Interviewer: So you’re saying that self-defense is not appropriate, but defense of others committed to your care is?
Luther: Not exactly. A Christian has two responsibilities, two roles. There is a spiritual person, the member of the Church, and there is civil person, a member of society. The spiritual person ought to endure and suffer all things. But the civil person is subject to the temporal rights and laws, and tied to obedience; it must defend itself, and what belongs to it, as the laws command. Christ and the Gospel do not abolish temporal rights and ordinances, but confirm them.
If a robber on the highway should fall upon me, truly I would be judge myself, and would use my sword, because nobody was with me able to defend me; and I should think I had accomplished a good work. But if one fell upon me as a preacher for the Gospel’s sake, then with folded hands I would lift up mine eyes to heaven, and say: “My Lord Christ! Here I am; I have confessed and preached you; is now my time expired? So I commit my spirit into thy hands,” and in that way would I die. Martyrdom is to be welcomed, but not any and all violence without exception.
Interviewer: What criteria would a believer use to determine if the war his nation is waging is just? Could there be a scenario where one’s government calls its citizens to fight, but the citizens would be right to resist?
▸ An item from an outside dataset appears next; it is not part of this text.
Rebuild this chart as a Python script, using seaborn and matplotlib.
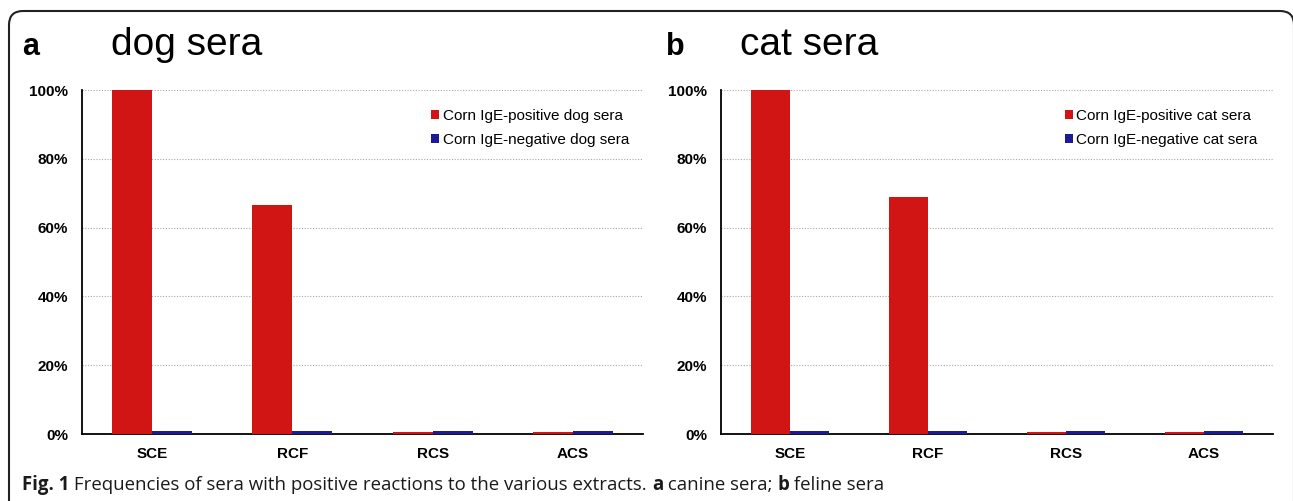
import matplotlib
matplotlib.use("Agg")
import matplotlib.pyplot as plt
import matplotlib.patches as mpatches
import matplotlib.transforms as mtransforms
import numpy as np
import pandas as pd
import seaborn as sns

categories = ["SCE", "RCF", "RCS", "ACS"]
dog_positive = [100.0, 66.7, 0.7, 0.7]
dog_negative = [1.0, 1.0, 1.0, 1.0]
cat_positive = [100.0, 69.0, 0.7, 0.7]
cat_negative = [1.0, 1.0, 1.0, 1.0]
yticks = [0, 20, 40, 60, 80, 100]
ytick_labels = ["0%", "20%", "40%", "60%", "80%", "100%"]

RED = "#D11514"
BLUE = "#1B1B96"

sns.set_theme(style="white")
plt.rcParams["font.family"] = ["Liberation Sans", "DejaVu Sans"]
plt.rcParams["text.color"] = "black"
plt.rcParams["xtick.color"] = "black"
plt.rcParams["ytick.color"] = "black"

W, H = 1293, 501
fig = plt.figure(figsize=(W / 100, H / 100), dpi=100)


def px_axes(x0, x1, y_top, y_bot):
    return fig.add_axes([x0 / W, 1 - y_bot / H, (x1 - x0) / W, (y_bot - y_top) / H])


def draw_panel(ax, pos, neg, pos_label, neg_label):
    df = pd.DataFrame({
        "cat": categories * 2,
        "val": list(pos) + list(neg),
        "grp": [pos_label] * len(categories) + [neg_label] * len(categories),
    })
    sns.barplot(data=df, x="cat", y="val", hue="grp", order=categories,
                hue_order=[pos_label, neg_label], palette=[RED, BLUE],
                width=0.57, saturation=1, linewidth=0, ax=ax, zorder=3)
    ax.set_xlim(-0.5, len(categories) - 0.5)
    ax.set_ylim(0, 100)
    ax.set_yticks(yticks)
    ax.set_yticklabels(ytick_labels, fontsize=11, fontweight="bold")
    ax.set_xticks(range(len(categories)))
    ax.set_xticklabels(categories, fontsize=11, fontweight="bold")
    ax.set_xticks(np.arange(-0.5, len(categories), 1.0), minor=True)
    ax.tick_params(axis="x", which="major", length=0, pad=9)
    ax.tick_params(axis="x", which="minor", length=5, width=1.2, direction="out", color="black")
    ax.tick_params(axis="y", which="major", length=4, width=1.2, direction="out", color="black", pad=6)
    ax.set_xlabel("")
    ax.set_ylabel("")
    for s in ["top", "right"]:
        ax.spines[s].set_visible(False)
    for s in ["left", "bottom"]:
        ax.spines[s].set_color("black")
        ax.spines[s].set_linewidth(1.3)
    ax.yaxis.grid(True, linestyle=(0, (1, 1.5)), color="#A8A8A8", linewidth=0.8, zorder=0)
    ax.xaxis.grid(False)
    ax.set_axisbelow(True)
    for g in ax.get_ygridlines()[:1]:
        g.set_visible(False)
    handles, labels = ax.get_legend_handles_labels()
    ax.legend(handles, labels, loc="upper left", bbox_to_anchor=(0.612, 0.962),
              frameon=False, fontsize=11, handlelength=0.5, handleheight=0.5,
              handletextpad=0.25, labelspacing=0.62, borderaxespad=0)


axL = px_axes(82, 643, 90, 434)
draw_panel(axL, dog_positive, dog_negative, "Corn IgE-positive dog sera", "Corn IgE-negative dog sera")
axR = px_axes(721, 1273, 90, 434)
draw_panel(axR, cat_positive, cat_negative, "Corn IgE-positive cat sera", "Corn IgE-negative cat sera")

# panel titles
fig.text(22 / W, 1 - 55 / H, "a", fontsize=22, fontweight="bold", ha="left", va="baseline")
fig.text(111 / W, 1 - 55 / H, "dog sera", fontsize=28, ha="left", va="baseline")
fig.text(666 / W, 1 - 55 / H, "b", fontsize=22, fontweight="bold", ha="left", va="baseline")
fig.text(740 / W, 1 - 55 / H, "cat sera", fontsize=28, ha="left", va="baseline")

# border (rounded, partly cropped)
border = mpatches.FancyBboxPatch((9, -30), 1294 - 9, (H - 11) + 30,
                                 boxstyle="round,pad=0,rounding_size=14",
                                 transform=mtransforms.IdentityTransform(),
                                 fill=False, edgecolor="#222222", linewidth=1.5)
fig.add_artist(border)

# caption with mixed weights
pieces = [("Fig. 1", "bold"), (" Frequencies of sera with positive reactions to the various extracts. ", "normal"),
          ("a", "bold"), (" canine sera; ", "normal"), ("b", "bold"), (" feline sera", "normal")]
renderer = fig.canvas.get_renderer()
x = 22.0
for txt, wt in pieces:
    t = fig.text(x / W, 1 - 490 / H, txt, fontsize=13.4, fontweight=wt, ha="left", va="baseline",
                 family=["Open Sans", "DejaVu Sans"], color="#1a1a1a")
    bb = t.get_window_extent(renderer=renderer)
    x = bb.x1

fig.savefig("out.png", dpi=100)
Luther: Political leaders are liable to err, and may in fact wage unjust wars. It would be lawful for Christians to protest such actions. The laws are above a prince and a tyrant; for the laws and ordinances are not wavering, but always sure and constant, while a human creature is wavering and inconstant, for the most part following his lusts and pleasures, if by the laws he be not restrained.
Interviewer: Anything else you would add?
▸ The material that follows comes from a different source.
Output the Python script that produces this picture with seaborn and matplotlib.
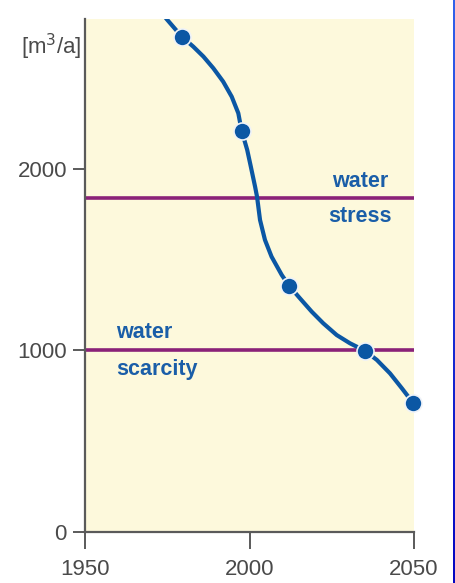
import numpy as np
import pandas as pd
import matplotlib
matplotlib.use("Agg")
import matplotlib.pyplot as plt
import seaborn as sns

# traced curve (year, m3 per capita per year)
curve_years = [1974.6, 1979.4, 1982.9, 1986.0, 1989.0, 1992.0, 1994.6, 1996.6, 1997.6,
               1999.3, 2000.4, 2001.7, 2002.3, 2003.2, 2004.7, 2006.7, 2009.8, 2012.1,
               2015.3, 2018.9, 2022.4, 2026.5, 2030.5, 2035.0, 2038.7, 2042.7, 2046.3,
               2049.8]
curve_values = [2830, 2729, 2674, 2619, 2555, 2481, 2398, 2307, 2211,
                2105, 2013, 1902, 1846, 1719, 1609, 1517, 1416, 1355,
                1288, 1214, 1150, 1085, 1040, 999, 948, 874, 792,
                709]

# marked points
point_years = [1979.4, 1997.6, 2012.1, 2035.0, 2049.8]
point_values = [2729, 2211, 1355, 999, 709]

stress_level = 1840
scarcity_level = 1000

x_ticks = [1950, 2000, 2050]
y_ticks = [0, 1000, 2000]

BLUE = "#0b57a4"
PURPLE = "#8a2278"
GREY = "#4a4a4a"

sns.set_style("white")
plt.rcParams['font.family'] = ['Liberation Sans', 'DejaVu Sans']

fig = plt.figure(figsize=(4.56, 5.83), dpi=100)
ax = fig.add_axes([85 / 456, 51 / 583, 329 / 456, 513 / 583])
ax.set_facecolor("#fdf9dc")

curve = pd.DataFrame({"year": curve_years, "value": curve_values})
points = pd.DataFrame({"year": point_years, "value": point_values})

ax.axhline(stress_level, color=PURPLE, lw=2.6, zorder=2)
ax.axhline(scarcity_level, color=PURPLE, lw=2.6, zorder=2)

sns.lineplot(data=curve, x="year", y="value", ax=ax, color=BLUE, lw=3,
             sort=False, zorder=3)
sns.scatterplot(data=points, x="year", y="value", ax=ax, color=BLUE, s=150,
                edgecolor="#eef2f8", linewidth=1.2, zorder=4, clip_on=False)

ax.set_xlim(1950, 2050)
ax.set_ylim(0, 2826)
ax.set_xticks(x_ticks)
ax.set_yticks(y_ticks)
ax.set_xlabel("")
ax.set_ylabel("")

for side in ["top", "right"]:
    ax.spines[side].set_visible(False)
for side in ["left", "bottom"]:
    ax.spines[side].set_color("#5a5a5a")
    ax.spines[side].set_linewidth(1.6)

ax.tick_params(axis="x", direction="out", length=12.5, width=1.4, color="#5a5a5a",
               labelsize=16, labelcolor=GREY, pad=7, bottom=True)
ax.tick_params(axis="y", direction="out", length=9, width=1.4, color="#5a5a5a",
               labelsize=16, labelcolor=GREY, pad=4, left=True)

txt = dict(color="#1a5ea8", fontsize=15.5, fontweight="bold")
ax.text(2033.5, 1930, "water", ha="center", va="center", **txt)
ax.text(2033.5, 1740, "stress", ha="center", va="center", **txt)
ax.text(1959.5, 1100, "water", ha="left", va="center", **txt)
ax.text(1959.5, 895, "scarcity", ha="left", va="center", **txt)

fig.text(51 / 456, 1 - 47 / 583, "[m$^3$/a]", ha="center", va="center",
         fontsize=16, color=GREY)

# blue strip on the right edge
strip = fig.add_axes([453 / 456, 0, 3 / 456, 1])
grad = np.linspace(0, 1, 256).reshape(-1, 1)
cmap = matplotlib.colors.LinearSegmentedColormap.from_list("edge", ["#3262ea", "#0505c0"])
strip.imshow(grad, aspect="auto", cmap=cmap)
strip.axis("off")

fig.savefig("out.png", dpi=100)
Luther: Yes. In defending the hypothetical necessity of war, I’m not saying it is a good thing in itself. Cannons and firearms are cruel and damnable machines. I believe them to have been the direct suggestion of the devil. Against the flying ball no valor avails; the soldier is dead, ere he sees the means of his destruction. If Adam had seen in a vision the horrible instruments his children were to invent, he would have died of grief.
War is one of the greatest plagues that can afflict humanity; it destroys religion, it destroys states, it destroys families. Any scourge, in fact, is preferable to it. Famine and pestilence become as nothing in comparison with it.
Interviewer: War, then, is not God’s will, but something he allows, given the fallen state of our world.
Luther: Yes. In closing, it needs to be remembered that God has given the sword to the government, his temporal servant, but not to the Church, his spiritual servant. The Christian minister wages war not with carnal swords, but with the Word of God, which the apostle calls the “sword of the Spirit.” Although Rome is full of blasphemies, it must be fought, not with physical violence, but with preaching. They who take to force, give a great blow to the Gospel, and offend many people. False teaching can neither be destroyed nor preserved by force; it must be turned upside down and destroyed with the word of truth.
Interviewer: Some have argued that violence in the name of religion is permissible. You obviously take issue with that.
Luther: It’s been said that since Christ by force drove the buyers and sellers out of the temple, we also may use force against the enemies of God’s Word. But Christ, as God, could do some things we are never entitled to do. He will not consent that we by force assail the enemies of the truth; he commands the contrary: “Love your enemies, pray for them that vex and persecute you;” “Be merciful, as your Father is merciful;” “Take my yoke upon you and learn of me, for I am meek and humble in heart;” “He that will follow me, let him deny himself, take up his cross, and follow me.”
* Based on and adapted from Luther’s Table Talk.